**Material**.

# # #

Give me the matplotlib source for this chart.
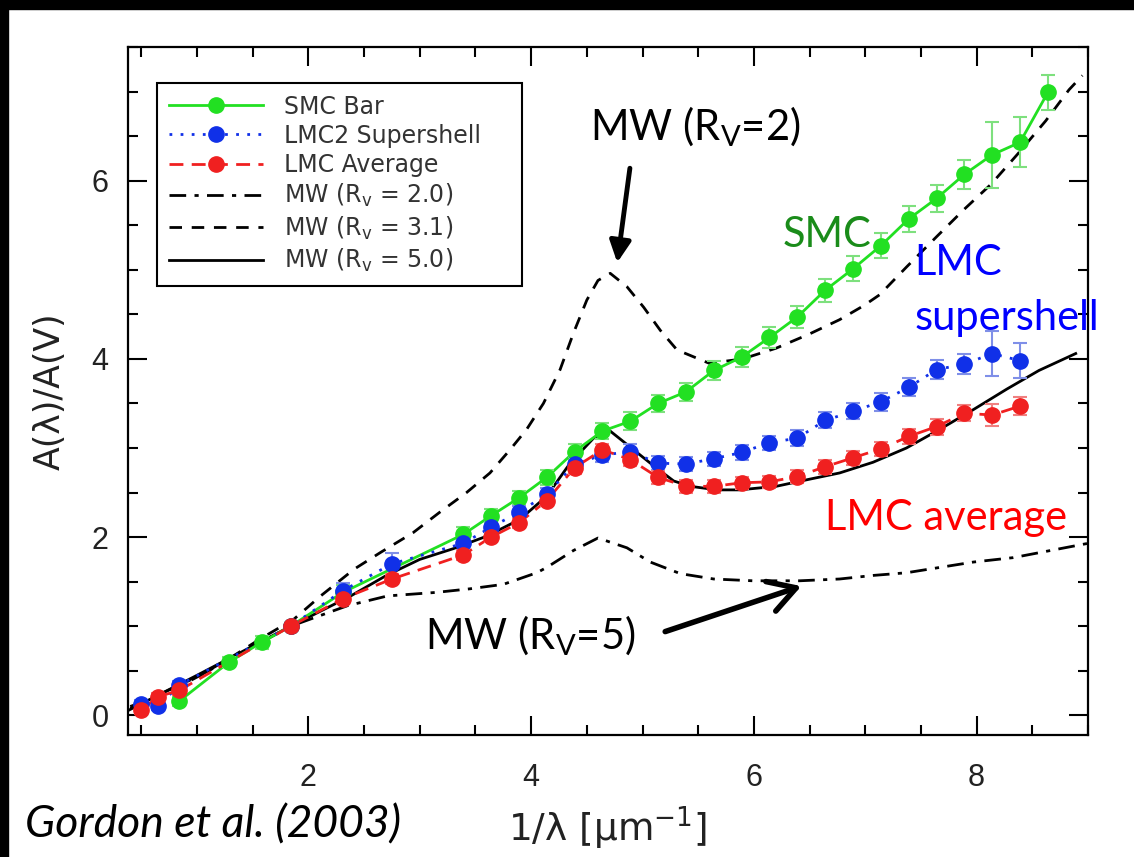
import matplotlib
matplotlib.use('Agg')
import matplotlib.pyplot as plt
from matplotlib.lines import Line2D
from matplotlib.patches import Rectangle
from matplotlib.ticker import MultipleLocator

plt.rcParams['font.family'] = ['DejaVu Sans']

# --- data ---------------------------------------------------------------
uv_x = [3.39, 3.64, 3.89, 4.14, 4.39, 4.64, 4.89, 5.14, 5.39, 5.64, 5.89,
        6.14, 6.39, 6.64, 6.89, 7.14, 7.39, 7.64, 7.89, 8.14, 8.39, 8.64]

smc_x = [0.84, 1.29, 1.58, 1.84, 2.31] + uv_x
smc_y = [0.16, 0.60, 0.82, 1.00, 1.38,
         2.03, 2.24, 2.44, 2.67, 2.96, 3.19, 3.30, 3.50, 3.63, 3.87, 4.02,
         4.24, 4.47, 4.77, 5.01, 5.27, 5.57, 5.80, 6.07, 6.29, 6.43, 6.99]
smc_err = [0.05, 0.06, 0.07, 0.03, 0.08,
           0.08, 0.08, 0.08, 0.08, 0.09, 0.09, 0.10, 0.10, 0.10, 0.11, 0.11,
           0.12, 0.12, 0.13, 0.14, 0.14, 0.15, 0.15, 0.16, 0.37, 0.28, 0.20]

lmc2_x = [0.50, 0.65, 0.84, 1.84, 2.31, 2.75] + uv_x[:-1]
lmc2_y = [0.13, 0.10, 0.34, 1.00, 1.40, 1.70,
          1.93, 2.11, 2.28, 2.48, 2.82, 2.92, 2.96, 2.83, 2.82, 2.88, 2.95,
          3.06, 3.11, 3.31, 3.41, 3.52, 3.68, 3.88, 3.94, 4.06, 3.98]
lmc2_err = [0.04, 0.04, 0.05, 0.03, 0.08, 0.12,
            0.07, 0.07, 0.07, 0.07, 0.08, 0.08, 0.08, 0.08, 0.08, 0.08, 0.08,
            0.08, 0.09, 0.09, 0.09, 0.10, 0.10, 0.11, 0.11, 0.25, 0.20]

lmc_x = [0.50, 0.65, 0.84, 1.84, 2.31, 2.75] + uv_x[:-1]
lmc_y = [0.06, 0.21, 0.28, 1.00, 1.31, 1.53,
         1.80, 2.00, 2.16, 2.41, 2.78, 2.98, 2.87, 2.67, 2.57, 2.57, 2.61,
         2.62, 2.68, 2.79, 2.89, 2.99, 3.13, 3.24, 3.39, 3.37, 3.47]
lmc_err = [0.04, 0.04, 0.05, 0.03, 0.06, 0.06,
           0.06, 0.06, 0.06, 0.06, 0.07, 0.07, 0.07, 0.07, 0.07, 0.07, 0.07,
           0.07, 0.07, 0.08, 0.08, 0.08, 0.08, 0.09, 0.09, 0.12, 0.10]

# MW curves (traced)
mw20_x = [0.40, 1.03, 1.84, 2.35, 2.71, 3.15, 3.45, 3.75, 4.05, 4.14, 4.38,
          4.60, 4.86, 5.07, 5.34, 5.64, 5.99, 6.41, 6.77, 7.07, 7.37, 7.67,
          7.97, 8.33, 9.00]
mw20_y = [0.08, 0.45, 1.00, 1.23, 1.34, 1.38, 1.42, 1.47, 1.60, 1.66, 1.85,
          1.99, 1.88, 1.72, 1.59, 1.53, 1.51, 1.51, 1.53, 1.57, 1.60, 1.66,
          1.72, 1.77, 1.93]

mw31_x = [0.40, 0.70, 1.03, 1.33, 1.57, 1.87, 2.11, 2.41, 2.65, 2.94, 3.18,
          3.42, 3.63, 3.81, 3.96, 4.11, 4.26, 4.38, 4.50, 4.60, 4.71, 4.86,
          5.01, 5.16, 5.31, 5.60, 5.90, 6.20, 6.50, 6.77, 6.99, 7.13, 7.37,
          7.64, 7.89, 8.13, 8.37, 8.62, 8.83, 8.95]
mw31_y = [0.10, 0.23, 0.45, 0.67, 0.86, 1.08, 1.34, 1.64, 1.83, 2.05, 2.28,
          2.50, 2.72, 2.98, 3.21, 3.50, 3.88, 4.29, 4.66, 4.88, 4.96, 4.81,
          4.58, 4.32, 4.10, 3.95, 4.00, 4.12, 4.28, 4.44, 4.60, 4.72, 5.03,
          5.37, 5.68, 5.96, 6.30, 6.67, 7.02, 7.18]

mw50_x = [0.39, 1.00, 1.84, 2.38, 2.70, 3.00, 3.30, 3.60, 3.90, 4.14, 4.35,
          4.56, 4.71, 4.92, 5.10, 5.28, 5.43, 5.67, 5.87, 6.20, 6.50, 6.77,
          7.07, 7.37, 7.67, 7.97, 8.27, 8.56, 8.89]
mw50_y = [0.06, 0.45, 1.00, 1.34, 1.57, 1.75, 1.87, 2.01, 2.20, 2.46, 2.83,
          3.11, 3.19, 2.98, 2.80, 2.63, 2.57, 2.53, 2.53, 2.57, 2.65, 2.72,
          2.84, 3.00, 3.21, 3.43, 3.66, 3.87, 4.06]

GREEN = '#22e022'
BLUE = '#1030e8'
RED = '#f02020'
DASHDOT = (0, (6, 3, 1.5, 3))
DASHED = (0, (4.5, 3.5))

fig = plt.figure(figsize=(11.34, 8.57), dpi=100)
ax = fig.add_axes([0.1129, 0.1424, 0.8465, 0.8028])

# model curves
ax.plot(mw20_x, mw20_y, color='black', lw=2, linestyle=DASHDOT)
ax.plot(mw31_x, mw31_y, color='black', lw=2, linestyle=DASHED)
ax.plot(mw50_x, mw50_y, color='black', lw=2, linestyle='-')

# observed curves
series = [(smc_x, smc_y, smc_err, GREEN, '#7ee07e', '-'),
          (lmc2_x, lmc2_y, lmc2_err, BLUE, '#7f8fe8', (0, (1, 3))),
          (lmc_x, lmc_y, lmc_err, RED, '#f08080', (0, (5, 3)))]
for xs, ys, es, col, ecol, ls in series:
    ax.plot(xs, ys, color=col, lw=2, linestyle=ls, zorder=3)
    ax.errorbar(xs, ys, yerr=es, fmt='none', ecolor=ecol, elinewidth=1.5,
                capsize=5, capthick=1.5, zorder=3)
    ax.plot(xs, ys, 'o', color=col, markersize=11, zorder=4)

ax.set_xlim(0.38, 9.0)
ax.set_ylim(-0.22, 7.5)
ax.xaxis.set_major_locator(MultipleLocator(2))
ax.xaxis.set_minor_locator(MultipleLocator(0.5))
ax.yaxis.set_major_locator(MultipleLocator(2))
ax.yaxis.set_minor_locator(MultipleLocator(0.5))
ax.tick_params(which='both', direction='in', top=True, right=True, width=1.5)
ax.tick_params(which='major', length=14)
ax.tick_params(which='minor', length=7)
ax.tick_params(axis='x', pad=20, labelsize=22, labelcolor='#222222')
ax.tick_params(axis='y', pad=14, labelsize=22, labelcolor='#222222')
for lab in ax.get_xticklabels() + ax.get_yticklabels():
    lab.set_family(['Liberation Sans', 'DejaVu Sans'])
for s in ax.spines.values():
    s.set_linewidth(1.6)

ax.set_xlabel('1/λ [μm$^{-1}$]', fontsize=27, color='#222222', labelpad=8)
ax.set_ylabel('A(λ)/A(V)', fontsize=25, color='#222222', labelpad=18)

handles = [
    Line2D([], [], color=GREEN, lw=2, marker='o', markersize=11),
    Line2D([], [], color=BLUE, lw=2, linestyle=(0, (1, 3)), marker='o', markersize=11),
    Line2D([], [], color=RED, lw=2, linestyle=(0, (5, 3)), marker='o', markersize=11),
    Line2D([], [], color='black', lw=2, linestyle=DASHDOT),
    Line2D([], [], color='black', lw=2, linestyle=DASHED),
    Line2D([], [], color='black', lw=2),
]
labels = ['SMC Bar', 'LMC2 Supershell', 'LMC Average',
          r'MW (R$_\mathregular{v}$ = 2.0)', r'MW (R$_\mathregular{v}$ = 3.1)',
          r'MW (R$_\mathregular{v}$ = 5.0)']
leg = ax.legend(handles, labels, loc='upper left',
                bbox_to_anchor=(0.030, 0.5, 0.380, 0.448), mode='expand',
                borderaxespad=0, fontsize=17, handlelength=4.0, handletextpad=0.9,
                labelspacing=0.22, borderpad=0.5, fancybox=False, edgecolor='black',
                framealpha=1)
leg.get_frame().set_linewidth(1.5)
for t in leg.get_texts():
    t.set_color('#333333')

# annotations
afont = ['Lato', 'DejaVu Sans']
ax.text(5.47, 6.61, r'MW (R$_\mathregular{V}$=2)', fontsize=30, family=afont,
        ha='center', va='center')
ax.annotate('', xy=(4.77, 5.05), xytext=(4.89, 6.17),
            arrowprops=dict(arrowstyle='-|>', color='black', lw=3.5, mutation_scale=32))
ax.text(6.26, 5.39, 'SMC', fontsize=30, family=afont, color='#1a8c1a',
        ha='left', va='center')
ax.text(7.44, 5.08, 'LMC', fontsize=30, family=afont, color='#0000ff',
        ha='left', va='center')
ax.text(7.44, 4.46, 'supershell', fontsize=30, family=afont, color='#0000ff',
        ha='left', va='center')
ax.text(6.64, 2.21, 'LMC average', fontsize=30, family=afont, color='#ff0000',
        ha='left', va='center')
ax.text(3.05, 0.89, r'MW (R$_\mathregular{V}$=5)', fontsize=30, family=afont,
        ha='left', va='center')
ax.annotate('', xy=(6.45, 1.46), xytext=(5.18, 0.93),
            arrowprops=dict(arrowstyle='->,head_length=0.6,head_width=0.35',
                            color='black', lw=4, mutation_scale=32))
fig.text(25 / 1134, 1 - 825 / 857, 'Gordon et al. (2003)', fontsize=32,
         family=afont, style='italic', ha='left', va='center')

# black frame strips at top and left
fig.patches.append(Rectangle((0, 1 - 9 / 857), 1, 9 / 857, transform=fig.transFigure,
                             color='black', zorder=10))
fig.patches.append(Rectangle((0, 0), 8 / 1134, 1, transform=fig.transFigure,
                             color='black', zorder=10))

fig.savefig('out.png', dpi=100)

# # #

**Instructions for the task**.
Write out nothing but the lines from the start of the data through the line with "plt.rcParams['font.family'] = ['DejaVu Sans']". Leave out the pictures.

**Problem solution**.
Give me the matplotlib source for this chart.
import matplotlib
matplotlib.use('Agg')
import matplotlib.pyplot as plt
from matplotlib.lines import Line2D
from matplotlib.patches import Rectangle
from matplotlib.ticker import MultipleLocator

plt.rcParams['font.family'] = ['DejaVu Sans']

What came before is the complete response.